HARD MONEY/PRIVATE LOANS

Private loans are a completely animal.  While still subject to basic regulation, they are free of the post-2008 regulation tsunami.  They have a slew of benefits for real estate investors because they were literally designed for that market.

Hard Money Loan Benefits
  • Process – Where conventional loans are underwriting you with the collateral as a consideration, hard money loans are different.  While the lender does underwrite you as part of the deal, more focus is placed on the collateral.  Although mileage may vary, you can generally expect to deal with less documentation and a less cumbersome process.  The return on aggravation is for many borrowers worth the price premium.
  • Guidelines and Underwriting – I sometimes hear comparisons to the wild west lending environment of the early 2000’s for describing the hard money world of today.  Nothing could actually be further from the truth.  Investors will not find easy money, but they will find programs designed for investors and underwriters familiar with real estate investors.  Many rental programs do not require any client income information and only evaluate the property’s debt service coverage ratio.  Others like fix and flip renovation loans have no income requirement at all.
  • Terms – Because these loans are specifically designed for investors, they offer much more aggressive terms than the  conventional lenders.  Higher loan-to-value options for fix-and-flip deals and no mortgage insurance on investment deals over 80% are just a few examples that you will not find in the conventional space.
  • Title and Vesting – Unlike conventional loans, hard money does not constrain your options.  You can both borrow and vest in your own name or the name of a business entity.  You should expect to be the guarantor, but there are even non-recourse options.
  • Flexibility – When the situation warrants, borrowers should expect consideration for better terms or exceptions to fit their needs.  This is not and should not be commonplace but when the risk is sufficiently mitigated by a strong file, hard money and private lenders can grant limited exceptions.
Hard Money Loan Drawbacks
  • Pricing – Since conventional loans meet stringent requirements, lenders can provide better pricing for their programs.  The ability to sell easily on the secondary market means loans originated under conventional guidelines offer less risk.  The opposite is true of hard money and private lending.  The non-uniform nature of the lending landscape means lenders have fewer outlets to sell loans and could more easily need to keep the loans on their books.  This added risk costs money and the pricing reflects the premium to the lender for accepting that risk.  In short, you are trading convenience, flexibility and increased capability to build their business.
  • Regulation – This is one of those pesky strengths that is also a weakness.  The lack of regulation does mean better options than the conventional space, but it also means that there is little to no regulation, consumer protection and recourse for borrowers.  Lenders are not required to be licensed so there is little to no barrier to entry for lenders.  Without some critical evaluation you have no guaranty as to the experience, integrity, credibility or background.  This introduces a level of peril that you will not see in the conventional market.
  • Terms – Just as with pricing, terms for these loans also include things to further protect the lender and their profitability.  You should expect terms like pre-payment penalties for rental loans and interest reserves for fix-and-flip renovation loans.

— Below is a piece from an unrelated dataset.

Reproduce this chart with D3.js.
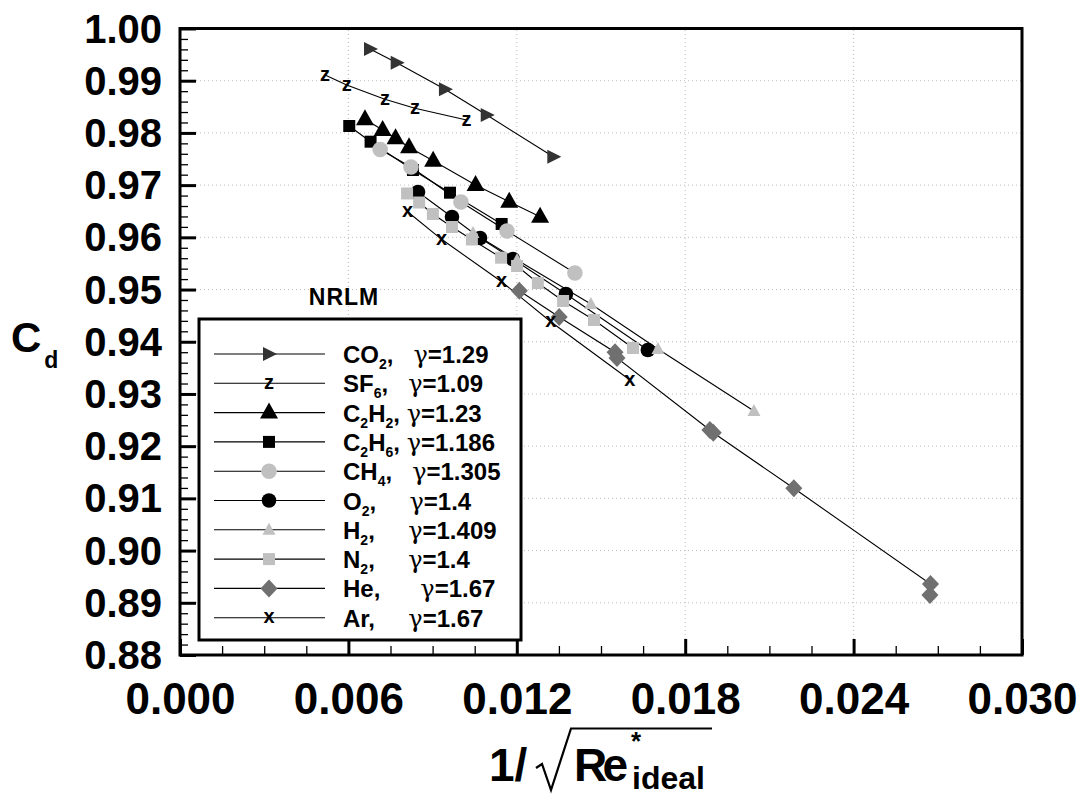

Confused?  I am not surprised.  The answer is that there is no one best option all real estate investing scenarios.  Both of these funding sources offer great benefits that when leveraged properly which is why I have remained active in both.  The key for the investor is determining which is best at the time.  With a little research and a good lender  who can provide but more importantly advise on both types of lending, you should be able to fire from both barrels as necessary and grow your business to its full potential.